Relatando histórias jurídicas, mostrando quais as leis que não foram respeitadas, e ensinando à população a legislação. No caso do dia 23 de outubro, Wang Ling (56) ajudou durante 20 anos meninos de ruas em Hangzhou. Mais de 200 crianças foram para escolas, e tiveram assistência material de Wang. Quatro deles ele criou, e por falta de conhecimento das novas leis não solicitou a adoção dos meninos. O caso foi parar na justiça.

Sua ação foi considerada benevolente, e foi defendido pela Professora Xia Yinlan da Universidade de Direito da China e Secretária Geral do Instituto das Leis de Casamento.

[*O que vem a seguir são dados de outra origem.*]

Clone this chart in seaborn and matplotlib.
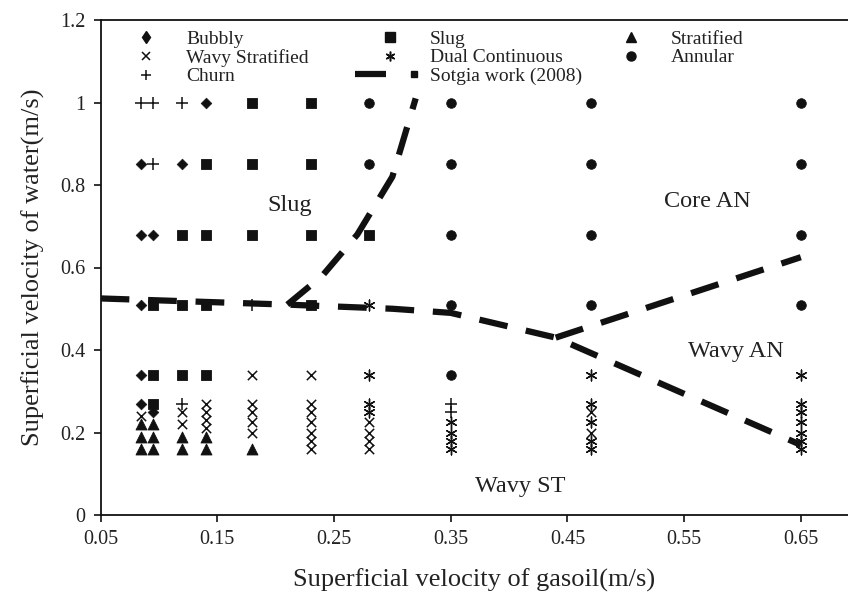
import matplotlib
matplotlib.use("Agg")
import matplotlib.pyplot as plt
import seaborn as sns
import pandas as pd
from matplotlib.lines import Line2D
from matplotlib.legend import Legend
from matplotlib.legend_handler import HandlerBase

sns.set_theme(style="ticks")
plt.rcParams["font.family"] = ["Liberation Serif", "DejaVu Serif"]

# Observed flow-pattern points (gasoil velocity, water velocity), per regime
bubbly_x = [0.14, 0.085, 0.12, 0.085, 0.095, 0.085, 0.085, 0.085, 0.095]
bubbly_y = [1.00, 0.85, 0.85, 0.68, 0.68, 0.51, 0.34, 0.27, 0.25]

slug_x = [0.18, 0.23, 0.14, 0.18, 0.23, 0.12, 0.14, 0.18, 0.23, 0.28,
          0.095, 0.12, 0.14, 0.23, 0.095, 0.12, 0.14, 0.095]
slug_y = [1.00, 1.00, 0.85, 0.85, 0.85, 0.68, 0.68, 0.68, 0.68, 0.68,
          0.51, 0.51, 0.51, 0.51, 0.34, 0.34, 0.34, 0.27]

strat_x = [0.085, 0.085, 0.085, 0.095, 0.095, 0.095, 0.12, 0.12, 0.14, 0.14, 0.18]
strat_y = [0.22, 0.19, 0.16, 0.22, 0.19, 0.16, 0.19, 0.16, 0.19, 0.16, 0.16]

wavy_x = [0.085, 0.12, 0.12, 0.14, 0.14, 0.14, 0.14,
          0.18, 0.18, 0.18, 0.18, 0.18,
          0.23, 0.23, 0.23, 0.23, 0.23, 0.23, 0.23,
          0.28, 0.28, 0.28, 0.28, 0.47, 0.47]
wavy_y = [0.24, 0.25, 0.22, 0.27, 0.25, 0.23, 0.21,
          0.34, 0.27, 0.25, 0.225, 0.20,
          0.34, 0.27, 0.25, 0.225, 0.20, 0.18, 0.16,
          0.225, 0.20, 0.18, 0.16, 0.25, 0.20]

dual_x = [0.28, 0.28, 0.28, 0.28, 0.35, 0.35, 0.35, 0.35,
          0.47, 0.47, 0.47, 0.47, 0.47,
          0.65, 0.65, 0.65, 0.65, 0.65, 0.65, 0.65]
dual_y = [0.51, 0.34, 0.27, 0.25, 0.225, 0.20, 0.18, 0.16,
          0.34, 0.27, 0.225, 0.18, 0.16,
          0.34, 0.27, 0.25, 0.225, 0.20, 0.18, 0.16]

annular_x = [0.28, 0.35, 0.47, 0.65, 0.28, 0.35, 0.47, 0.65,
             0.35, 0.47, 0.65, 0.35, 0.47, 0.65, 0.35]
annular_y = [1.00, 1.00, 1.00, 1.00, 0.85, 0.85, 0.85, 0.85,
             0.68, 0.68, 0.68, 0.51, 0.51, 0.51, 0.34]

churn_x = [0.085, 0.095, 0.12, 0.095, 0.18, 0.12, 0.35, 0.35]
churn_y = [1.00, 1.00, 1.00, 0.85, 0.51, 0.27, 0.27, 0.25]

# Transition boundaries from Sotgia et al. (2008)
stratified_bound_x = [0.05, 0.21, 0.30, 0.35, 0.44, 0.65]
stratified_bound_y = [0.525, 0.51, 0.50, 0.49, 0.43, 0.17]
slug_bound_x = [0.21, 0.24, 0.27, 0.30, 0.32]
slug_bound_y = [0.51, 0.58, 0.68, 0.82, 1.01]
annular_bound_x = [0.44, 0.65]
annular_bound_y = [0.43, 0.625]

region_names = ["Slug", "Core AN", "Wavy AN", "Wavy ST"]
region_x = [0.212, 0.57, 0.594, 0.41]
region_y = [0.75, 0.76, 0.397, 0.068]

x_ticks = [0.05, 0.15, 0.25, 0.35, 0.45, 0.55, 0.65]
y_ticks = [0, 0.2, 0.4, 0.6, 0.8, 1.0, 1.2]

INK = "#111111"
TXT = "#222222"

W, H = 848, 593
fig = plt.figure(figsize=(W / 100, H / 100), dpi=100)
ax = fig.add_axes([100.6 / W, 78 / H, 1 - 100.6 / W, 495 / H])

# boundaries
dash = (0, (4.6, 3.0))
for bx, by in [(stratified_bound_x, stratified_bound_y),
               (slug_bound_x, slug_bound_y),
               (annular_bound_x, annular_bound_y)]:
    sns.lineplot(x=bx, y=by, sort=False, ax=ax, color=INK, lw=4.5,
                 linestyle=dash, dash_capstyle="butt", zorder=2)

# regimes
styles = [
    ("Bubbly", bubbly_x, bubbly_y, dict(marker="D", s=30)),
    ("Slug", slug_x, slug_y, dict(marker="s", s=58)),
    ("Stratified", strat_x, strat_y, dict(marker="^", s=62)),
    ("Wavy Stratified", wavy_x, wavy_y, dict(marker="x", s=45, linewidth=1.1)),
    ("Dual Continuous", dual_x, dual_y, dict(marker=(6, 2, 0), s=60, linewidth=1.0)),
    ("Annular", annular_x, annular_y, dict(marker="o", s=48)),
    ("Churn", churn_x, churn_y, dict(marker="+", s=70, linewidth=1.1)),
]
for name, xs, ys, kw in styles:
    df = pd.DataFrame({"x": xs, "y": ys})
    sns.scatterplot(data=df, x="x", y="y", ax=ax, color=INK,
                    edgecolor=INK, zorder=3, legend=False, **kw)

for name, tx, ty in zip(region_names, region_x, region_y):
    ax.text(tx, ty, name, ha="center", va="center", fontsize=17.5, color=TXT)

ax.set_xlim(0.05, 0.05 + (W - 100.6) / 1167)
ax.set_ylim(0, 1.2)
ax.set_xticks(x_ticks)
ax.set_xticklabels([f"{v:.2f}" for v in x_ticks])
ax.set_yticks(y_ticks)
ax.set_yticklabels(["0", "0.2", "0.4", "0.6", "0.8", "1", "1.2"])
ax.tick_params(direction="out", length=5, width=1.2, colors=INK,
               labelsize=14.5, labelcolor=TXT, pad=6)
for s in ["left", "bottom", "top"]:
    ax.spines[s].set_color(INK)
    ax.spines[s].set_linewidth(1.3)
ax.spines["right"].set_visible(False)
ax.set_xlabel("Superficial velocity of gasoil(m/s)", fontsize=19, color=TXT, labelpad=14)
ax.set_ylabel("Superficial velocity of water(m/s)", fontsize=19, color=TXT, labelpad=11)
ax.grid(False)


class SotgiaHandler(HandlerBase):
    """Thick dash followed by a small square, drawn left of the label."""
    def create_artists(self, legend, orig_handle, xdescent, ydescent,
                       width, height, fontsize, trans):
        yc = height / 2 - ydescent
        cx = width / 2 - xdescent
        seg = Line2D([cx - 25, cx - 3], [yc, yc], color=INK, lw=4.5,
                     solid_capstyle="butt", transform=trans)
        sq = Line2D([cx + 17], [yc], marker="s", ms=4.5, color=INK,
                    linestyle="none", transform=trans)
        return [seg, sq]


def mk(marker, ms, mew=1.0):
    return Line2D([], [], marker=marker, color=INK, linestyle="none", ms=ms, mew=mew)


sotgia = Line2D([], [], color=INK)
columns = [
    ([mk("d", 6.5), mk("x", 6, 1.1), mk("+", 7.5, 1.1)],
     ["Bubbly", "Wavy Stratified", "Churn"], 146),
    ([mk("s", 6.5), mk((6, 2, 0), 7, 1.1), sotgia],
     ["Slug", "Dual Continuous", "Sotgia work (2008)"], 390),
    ([mk("^", 6.5), mk("o", 6.5)], ["Stratified", "Annular"], 631),
]
fs = 14
hl = 2.0
hl_px = hl * fs * 100 / 72
for handles, labels, xm in columns:
    leg = Legend(ax, handles, labels, loc="upper left",
                 bbox_to_anchor=((xm - hl_px / 2) / W, 1 - 30 / H),
                 bbox_transform=fig.transFigure, frameon=False,
                 fontsize=fs, handlelength=hl, handletextpad=1.06,
                 labelspacing=0.06, borderpad=0, borderaxespad=0,
                 handler_map={sotgia: SotgiaHandler()})
    for t in leg.get_texts():
        t.set_color(TXT)
    ax.add_artist(leg)

fig.savefig("out.png", dpi=100)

Há 10 anos poucos governantes consultavam advogados. Um professor da Universidade de Jilin, província no nordeste da China, com 27,2 milhões de habitantes, é um dos 15 consultores legais da Província. Com 43 anos, ele e seus colegas são um marco na história jurídica do país. Foi o primeiro grupo contratado por uma província chinesa para supervisionar as normas da administração do governo.

Na época era raro ver um governo de uma província ou cidade consultar advogados em questões locais, segundo Du Zhaoqing, diretor do Departamento de Justiça da Província de Jinlin em entrevista ao Diário do Povo.

Hoje cerca de 70 governos locais possuem seus consultores jurídicos, e por toda a China mais e mais administradores públicos procuram advogados antes de tomarem suas decisões nas áreas de comércio, finanças, seguros e alta tecnologia.

Jia Wuquang, diretor do Departamento de Registro de Advogados do Ministério da Justiça disse que cerca de 4 mil cidades em todo o país possuem departamento jurídico, e 8 mil funcionários estatais contratam conselheiros jurídicos constantemente.